PROVIDED ENTRIES —
* * * * * * * * *

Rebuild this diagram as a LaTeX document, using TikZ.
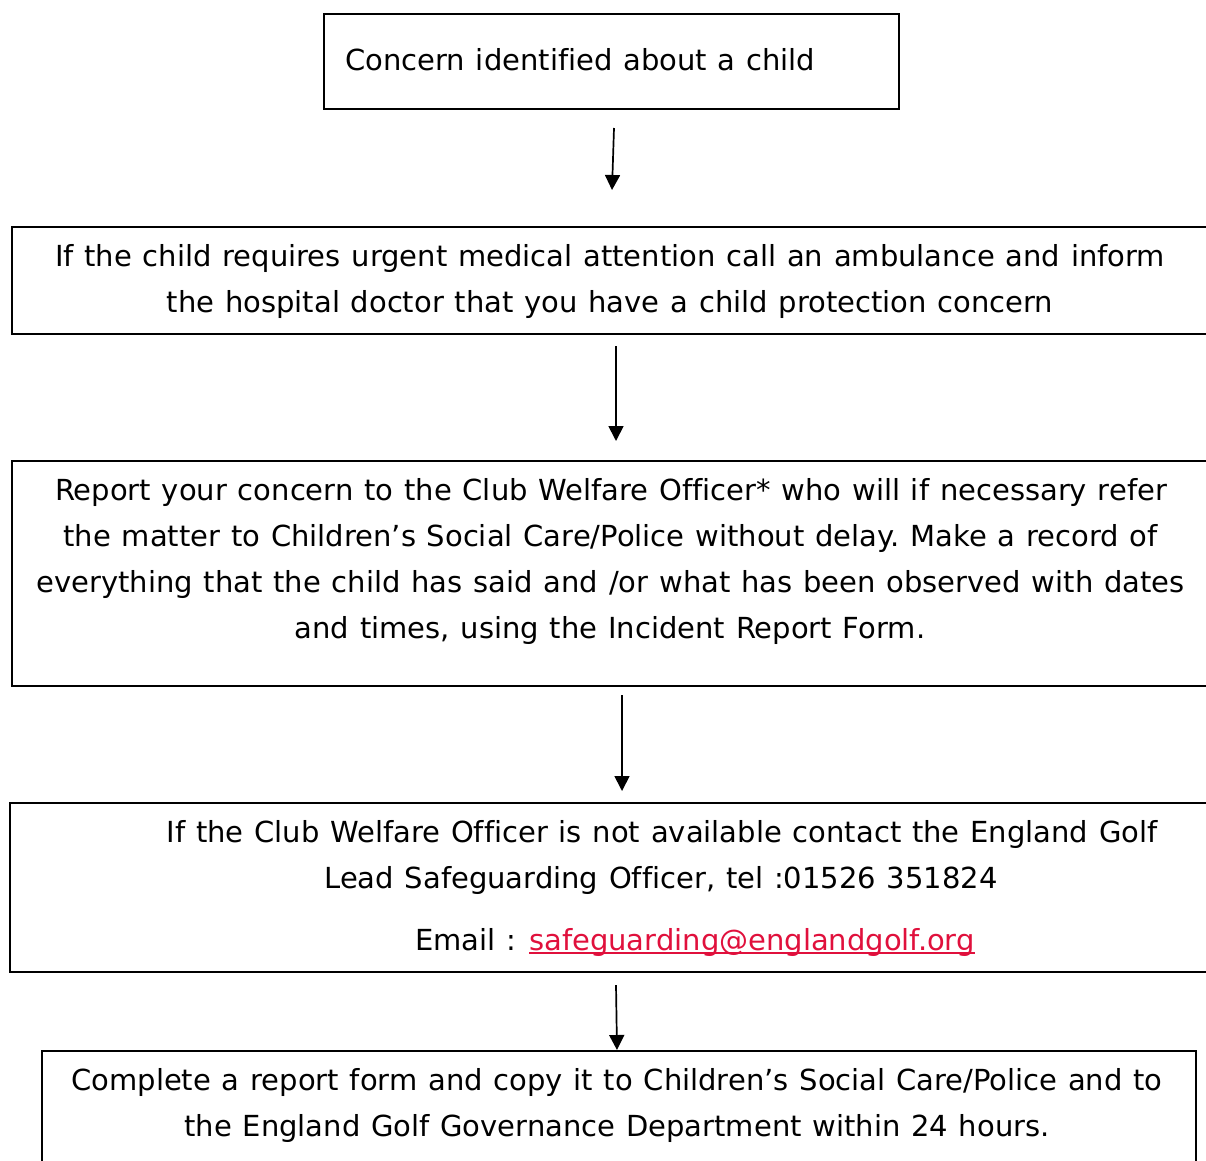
\documentclass[tikz,border=0pt]{standalone}
\usepackage{fontspec}
\setmainfont[Ligatures=NoCommon,WordSpace=1.17]{DejaVu Sans}
\usetikzlibrary{arrows.meta,calc}
\definecolor{linkred}{RGB}{224,16,60}
\tikzset{
  box/.style={draw=black,line width=2.2pt,rectangle,inner sep=0pt,anchor=north west},
  txt/.style={inner sep=0pt,anchor=base,font=\fontsize{29}{46}\selectfont\frenchspacing,text=black},
  arr/.style={line width=1.7pt,-{Triangle[width=15pt,length=15pt]}}
}
\begin{document}
\begin{tikzpicture}[x=1pt,y=-1pt]
\useasboundingbox (0,0) rectangle (1206,1160);
\clip (0,0) rectangle (1206,1160);
% boxes
\node[box,minimum width=575pt,minimum height=95pt] (b1) at (323,13) {};
\node[box,minimum width=1202pt,minimum height=107pt] (b2) at (11,226) {};
\node[box,minimum width=1202pt,minimum height=225pt] (b3) at (11,460) {};
\node[box,minimum width=1204pt,minimum height=169pt] (b4) at (9,802) {};
\node[box,minimum width=1154pt,minimum height=130pt] (b5) at (41,1050) {};
% texts
\node[txt,anchor=base west] (t1) at (345,70) {Concern identified about a child};
\node[txt] (t2a) at (610,266) {If the child requires urgent medical attention call an ambulance and inform};
\node[txt] (t2b) at (610,312) {the hospital doctor that you have a child protection concern};
\node[txt] (t3a) at (611,500) {Report your concern to the Club Welfare Officer* who will if necessary refer};
\node[txt] (t3b) at (610.5,546) {the matter to Children’s Social Care/Police without delay. Make a record of};
\node[txt] (t3c) at (610.5,592) {everything that the child has said and /or what has been observed with dates};
\node[txt] (t3d) at (610,638) {and times, using the Incident Report Form.};
\node[txt] (t4a) at (662,842) {If the Club Welfare Officer is not available contact the England Golf};
\node[txt] (t4b) at (661,888) {Lead Safeguarding Officer, tel :01526 351824};
\node[txt,anchor=base west] (t4c) at (415,950) {Email :};
\node[txt,anchor=base west,text=linkred] (t4d) at (529,950) {safeguarding@englandgolf.org};
\draw[linkred,line width=1.8pt] ($(t4d.base west)+(0,3)$) -- ($(t4d.base east)+(0,3)$);
\node[txt] (t5a) at (617,1090) {Complete a report form and copy it to Children’s Social Care/Police and to};
\node[txt] (t5b) at (617,1136) {the England Golf Governance Department within 24 hours.};
% arrows
\coordinate (a1s) at (614,128);
\coordinate (a1e) at (612,190);
\coordinate (a2s) at (616,346);
\coordinate (a2e) at (616,441);
\coordinate (a3s) at (622,695);
\coordinate (a3e) at (622,791);
\coordinate (a4s) at (616,985);
\coordinate (a4e) at (617,1050);
\draw[arr] (a1s) -- (a1e);
\draw[arr] (a2s) -- (a2e);
\draw[arr] (a3s) -- (a3e);
\draw[arr] (a4s) -- (a4e);
\end{tikzpicture}
\end{document}
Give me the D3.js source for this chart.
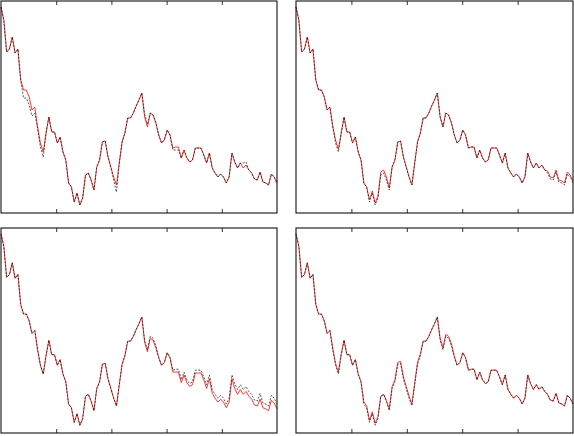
<!DOCTYPE html>
<html>
<head>
<meta charset="utf-8">
<script src="https://cdn.jsdelivr.net/npm/d3@7"></script>
<style>
body { margin: 0; background: #fff; }
svg { display: block; }
</style>
</head>
<body>
<div class="chart"></div>
<script>
// common series (solid red in top-left, dashed black elsewhere)
var base = [206,193,161,164,176,160,164,133,123,123,116,103,106,86,70,61,80,96,81,81,
            70,76,61,53,30,26,11,20,8,15,38,40,33,23,46,53,71,72,56,46,
            36,28,50,71,80,95,95,100,107,113,120,96,86,100,98,90,78,70,73,83,
            78,65,66,66,55,63,55,51,53,65,65,65,58,50,60,45,40,36,39,36,
            30,36,60,51,45,50,45,48,43,40,34,33,41,31,30,28,39,36,30];

// dashed line of the top-left panel
var obsTL = [206,193,161,164,176,160,164,133,115,115,108,97,100,84,66,56,80,96,81,81,
             70,76,61,53,30,26,11,20,8,15,38,40,33,23,46,53,71,72,56,46,
             33,21,50,71,80,95,95,100,107,113,120,99,89,100,98,90,78,70,73,83,
             78,63,63,63,55,63,55,51,53,65,65,65,58,50,60,45,40,36,39,36,
             30,36,60,51,45,50,50,51,43,40,34,33,41,31,30,28,39,36,30];

// red lines of the other panels
var fitB = [206,193,161,164,176,160,164,133,123,123,116,103,106,87,73,64,80,96,81,81,
            70,76,61,53,30,26,13,22,10,17,41,43,36,25,46,53,71,72,56,46,
            36,28,50,71,80,95,95,100,107,113,120,96,86,100,98,90,78,70,73,83,
            78,65,66,66,55,63,55,51,53,65,65,65,58,50,60,45,40,36,39,36,
            30,36,60,51,45,50,45,48,43,42,36,35,43,33,32,30,41,38,32];

var fitC = [206,193,161,164,176,160,164,133,123,123,116,103,106,86,70,61,80,96,81,81,
            70,76,61,53,30,26,11,20,8,15,38,40,33,23,46,53,71,72,56,46,
            36,28,50,71,80,95,95,100,107,113,120,94,84,98,96,88,78,70,73,83,
            78,63,63,63,52,60,52,48,50,62,62,62,55,46,56,41,36,32,35,32,
            26,32,56,46,40,45,40,43,38,35,29,28,35,26,25,23,34,31,25];

var fitD = [206,193,161,164,176,160,164,133,123,123,116,103,106,88,72,63,82,96,81,81,
            70,76,61,53,32,28,13,22,10,17,38,40,33,25,48,55,73,74,58,48,
            38,30,52,73,82,95,95,100,107,113,120,98,88,102,100,92,80,70,73,83,
            78,65,66,66,55,63,55,51,53,65,65,65,58,50,60,45,40,36,39,36,
            30,36,60,51,45,50,45,48,43,40,34,33,41,31,30,28,39,36,30];

var yMax = 212;
var xTickCount = 5;

var panels = [
    {x: 1, y: 1, w: 276, h: 212, dashed: obsTL, solid: base},
    {x: 296, y: 1, w: 277, h: 212, dashed: base, solid: fitB},
    {x: 1, y: 228, w: 276, h: 205, dashed: base, solid: fitC},
    {x: 296, y: 228, w: 277, h: 205, dashed: base, solid: fitD}
];

var svg = d3.select(".chart").append("svg").attr("width", 574).attr("height", 436);

panels.forEach(function(p) {
    var g = svg.append("g").attr("transform", "translate(" + p.x + "," + p.y + ")");
    var x = d3.scaleLinear().domain([0, base.length - 1]).range([0, p.w]);
    var y = d3.scaleLinear().domain([0, yMax]).range([p.h, 0]);
    var tickX = d3.scaleLinear().domain([0, xTickCount]).range([0, p.w]);

    // inward ticks on bottom and top edges
    var bottom = d3.axisTop(tickX).tickValues([1, 2, 3, 4]).tickSize(4).tickFormat("");
    var top = d3.axisBottom(tickX).tickValues([1, 2, 3, 4]).tickSize(4).tickFormat("");
    g.append("g").attr("transform", "translate(0," + p.h + ")").call(bottom);
    g.append("g").call(top);
    g.selectAll(".domain").remove();
    g.selectAll(".tick line").attr("stroke", "#333").attr("stroke-width", 1);

    var line = d3.line().x(function(d, i) { return x(i); }).y(function(d) { return y(d); });
    // red first, dashed black drawn over it
    g.append("path").datum(p.solid).attr("d", line).attr("fill", "none")
        .attr("stroke", "#f22").attr("stroke-width", 0.9);
    g.append("path").datum(p.dashed).attr("d", line).attr("fill", "none")
        .attr("stroke", "#111").attr("stroke-width", 0.7).attr("stroke-dasharray", "2,1.5");

    g.append("rect").attr("x", 0).attr("y", 0).attr("width", p.w).attr("height", p.h)
        .attr("fill", "none").attr("stroke", "#111").attr("stroke-width", 1.1);
});
</script>
</body>
</html>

* * * * * * * * *

INSTRUCTION — Pictures excluded, quote all the data above exactly.

WRITTEN ANSWER —
Rebuild this diagram as a LaTeX document, using TikZ.
\documentclass[tikz,border=0pt]{standalone}
\usepackage{fontspec}
\setmainfont[Ligatures=NoCommon,WordSpace=1.17]{DejaVu Sans}
\usetikzlibrary{arrows.meta,calc}
\definecolor{linkred}{RGB}{224,16,60}
\tikzset{
  box/.style={draw=black,line width=2.2pt,rectangle,inner sep=0pt,anchor=north west},
  txt/.style={inner sep=0pt,anchor=base,font=\fontsize{29}{46}\selectfont\frenchspacing,text=black},
  arr/.style={line width=1.7pt,-{Triangle[width=15pt,length=15pt]}}
}
\begin{document}
\begin{tikzpicture}[x=1pt,y=-1pt]
\useasboundingbox (0,0) rectangle (1206,1160);
\clip (0,0) rectangle (1206,1160);
% boxes
\node[box,minimum width=575pt,minimum height=95pt] (b1) at (323,13) {};
\node[box,minimum width=1202pt,minimum height=107pt] (b2) at (11,226) {};
\node[box,minimum width=1202pt,minimum height=225pt] (b3) at (11,460) {};
\node[box,minimum width=1204pt,minimum height=169pt] (b4) at (9,802) {};
\node[box,minimum width=1154pt,minimum height=130pt] (b5) at (41,1050) {};
% texts
\node[txt,anchor=base west] (t1) at (345,70) {Concern identified about a child};
\node[txt] (t2a) at (610,266) {If the child requires urgent medical attention call an ambulance and inform};
\node[txt] (t2b) at (610,312) {the hospital doctor that you have a child protection concern};
\node[txt] (t3a) at (611,500) {Report your concern to the Club Welfare Officer* who will if necessary refer};
\node[txt] (t3b) at (610.5,546) {the matter to Children’s Social Care/Police without delay. Make a record of};
\node[txt] (t3c) at (610.5,592) {everything that the child has said and /or what has been observed with dates};
\node[txt] (t3d) at (610,638) {and times, using the Incident Report Form.};
\node[txt] (t4a) at (662,842) {If the Club Welfare Officer is not available contact the England Golf};
\node[txt] (t4b) at (661,888) {Lead Safeguarding Officer, tel :01526 351824};
\node[txt,anchor=base west] (t4c) at (415,950) {Email :};
\node[txt,anchor=base west,text=linkred] (t4d) at (529,950) {safeguarding@englandgolf.org};
\draw[linkred,line width=1.8pt] ($(t4d.base west)+(0,3)$) -- ($(t4d.base east)+(0,3)$);
\node[txt] (t5a) at (617,1090) {Complete a report form and copy it to Children’s Social Care/Police and to};
\node[txt] (t5b) at (617,1136) {the England Golf Governance Department within 24 hours.};
% arrows
\coordinate (a1s) at (614,128);
\coordinate (a1e) at (612,190);
\coordinate (a2s) at (616,346);
\coordinate (a2e) at (616,441);
\coordinate (a3s) at (622,695);
\coordinate (a3e) at (622,791);
\coordinate (a4s) at (616,985);
\coordinate (a4e) at (617,1050);
\draw[arr] (a1s) -- (a1e);
\draw[arr] (a2s) -- (a2e);
\draw[arr] (a3s) -- (a3e);
\draw[arr] (a4s) -- (a4e);
\end{tikzpicture}
\end{document}
Give me the D3.js source for this chart.
<!DOCTYPE html>
<html>
<head>
<meta charset="utf-8">
<script src="https://cdn.jsdelivr.net/npm/d3@7"></script>
<style>
body { margin: 0; background: #fff; }
svg { display: block; }
</style>
</head>
<body>
<div class="chart"></div>
<script>
// common series (solid red in top-left, dashed black elsewhere)
var base = [206,193,161,164,176,160,164,133,123,123,116,103,106,86,70,61,80,96,81,81,
            70,76,61,53,30,26,11,20,8,15,38,40,33,23,46,53,71,72,56,46,
            36,28,50,71,80,95,95,100,107,113,120,96,86,100,98,90,78,70,73,83,
            78,65,66,66,55,63,55,51,53,65,65,65,58,50,60,45,40,36,39,36,
            30,36,60,51,45,50,45,48,43,40,34,33,41,31,30,28,39,36,30];

// dashed line of the top-left panel
var obsTL = [206,193,161,164,176,160,164,133,115,115,108,97,100,84,66,56,80,96,81,81,
             70,76,61,53,30,26,11,20,8,15,38,40,33,23,46,53,71,72,56,46,
             33,21,50,71,80,95,95,100,107,113,120,99,89,100,98,90,78,70,73,83,
             78,63,63,63,55,63,55,51,53,65,65,65,58,50,60,45,40,36,39,36,
             30,36,60,51,45,50,50,51,43,40,34,33,41,31,30,28,39,36,30];

// red lines of the other panels
var fitB = [206,193,161,164,176,160,164,133,123,123,116,103,106,87,73,64,80,96,81,81,
            70,76,61,53,30,26,13,22,10,17,41,43,36,25,46,53,71,72,56,46,
            36,28,50,71,80,95,95,100,107,113,120,96,86,100,98,90,78,70,73,83,
            78,65,66,66,55,63,55,51,53,65,65,65,58,50,60,45,40,36,39,36,
            30,36,60,51,45,50,45,48,43,42,36,35,43,33,32,30,41,38,32];

var fitC = [206,193,161,164,176,160,164,133,123,123,116,103,106,86,70,61,80,96,81,81,
            70,76,61,53,30,26,11,20,8,15,38,40,33,23,46,53,71,72,56,46,
            36,28,50,71,80,95,95,100,107,113,120,94,84,98,96,88,78,70,73,83,
            78,63,63,63,52,60,52,48,50,62,62,62,55,46,56,41,36,32,35,32,
            26,32,56,46,40,45,40,43,38,35,29,28,35,26,25,23,34,31,25];

var fitD = [206,193,161,164,176,160,164,133,123,123,116,103,106,88,72,63,82,96,81,81,
            70,76,61,53,32,28,13,22,10,17,38,40,33,25,48,55,73,74,58,48,
            38,30,52,73,82,95,95,100,107,113,120,98,88,102,100,92,80,70,73,83,
            78,65,66,66,55,63,55,51,53,65,65,65,58,50,60,45,40,36,39,36,
            30,36,60,51,45,50,45,48,43,40,34,33,41,31,30,28,39,36,30];

var yMax = 212;
var xTickCount = 5;

var panels = [
    {x: 1, y: 1, w: 276, h: 212, dashed: obsTL, solid: base},
    {x: 296, y: 1, w: 277, h: 212, dashed: base, solid: fitB},
    {x: 1, y: 228, w: 276, h: 205, dashed: base, solid: fitC},
    {x: 296, y: 228, w: 277, h: 205, dashed: base, solid: fitD}
];

var svg = d3.select(".chart").append("svg").attr("width", 574).attr("height", 436);

panels.forEach(function(p) {
    var g = svg.append("g").attr("transform", "translate(" + p.x + "," + p.y + ")");
    var x = d3.scaleLinear().domain([0, base.length - 1]).range([0, p.w]);
    var y = d3.scaleLinear().domain([0, yMax]).range([p.h, 0]);
    var tickX = d3.scaleLinear().domain([0, xTickCount]).range([0, p.w]);

    // inward ticks on bottom and top edges
    var bottom = d3.axisTop(tickX).tickValues([1, 2, 3, 4]).tickSize(4).tickFormat("");
    var top = d3.axisBottom(tickX).tickValues([1, 2, 3, 4]).tickSize(4).tickFormat("");
    g.append("g").attr("transform", "translate(0," + p.h + ")").call(bottom);
    g.append("g").call(top);
    g.selectAll(".domain").remove();
    g.selectAll(".tick line").attr("stroke", "#333").attr("stroke-width", 1);

    var line = d3.line().x(function(d, i) { return x(i); }).y(function(d) { return y(d); });
    // red first, dashed black drawn over it
    g.append("path").datum(p.solid).attr("d", line).attr("fill", "none")
        .attr("stroke", "#f22").attr("stroke-width", 0.9);
    g.append("path").datum(p.dashed).attr("d", line).attr("fill", "none")
        .attr("stroke", "#111").attr("stroke-width", 0.7).attr("stroke-dasharray", "2,1.5");

    g.append("rect").attr("x", 0).attr("y", 0).attr("width", p.w).attr("height", p.h)
        .attr("fill", "none").attr("stroke", "#111").attr("stroke-width", 1.1);
});
</script>
</body>
</html>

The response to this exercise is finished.